DW: A situação económica em Moçambique é realmente difícil. A inflação chega a cerca de 30%; as taxas de juros do Banco Central estão acima dos 20%; o crescimento previsto para 2017 é de algo como 3% a 4% e ainda há o alto endividamento. Como o país poderá sair desse impasse?

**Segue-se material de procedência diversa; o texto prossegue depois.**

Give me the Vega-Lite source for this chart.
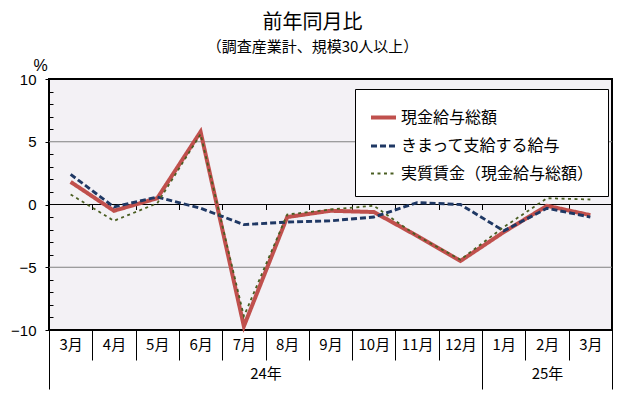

(AC): Julgo que, tal como eu, ninguém o sabe (risos). O Governo diz que nós devemos produzir mais - dando a sensação que os moçambicanos não trabalham, de que são preguiçosos. Mas, se olharmos para os 41 anos da nossa independência, não produzimos muita comida ao longo desses anos. Apesar das guerras, tivemos períodos de paz e nem assim conseguimos produzir comida. Em Moçambique havia uma indústria que funcionava, mas hoje, por exemplo, as capulanas - um símbolo nosso e para o exterior -, nem sequer são feitas no país. Então não sei qual é receita. O Governo, pelos sinais que dá, também não me parece saber muito bem. As decisões políticas e práticas que tem tomado são, de certa forma, para ganhar tempo. Chegou há poucos dias a Moçambique um representante das Nações Unidas ligado às mudanças climáticas e, pelo que eu soube, há pelo menos 200 milhões de dólares (cerca de 182 milhões de euros) disponíveis para combater as mudanças climáticas. Não conheço os planos, mas pela experiência que temos, esse dinheiro não será para os pobres e os camponeses diretamente afetados. Não sei de que formas isso deverá efetivamente ajudar. São aquelas almofadas de oxigênio: quanto mais ajuda, seja doação ou investimento que entra em divisas para Moçambique, mais se minimiza a desvalorização do metical. A partir do momento em que saímos da desvalorização, em que a inflação fica mais controlada, voltamos a ser um caso de sucesso, mas os problemas voltam a ficar em banho-maria.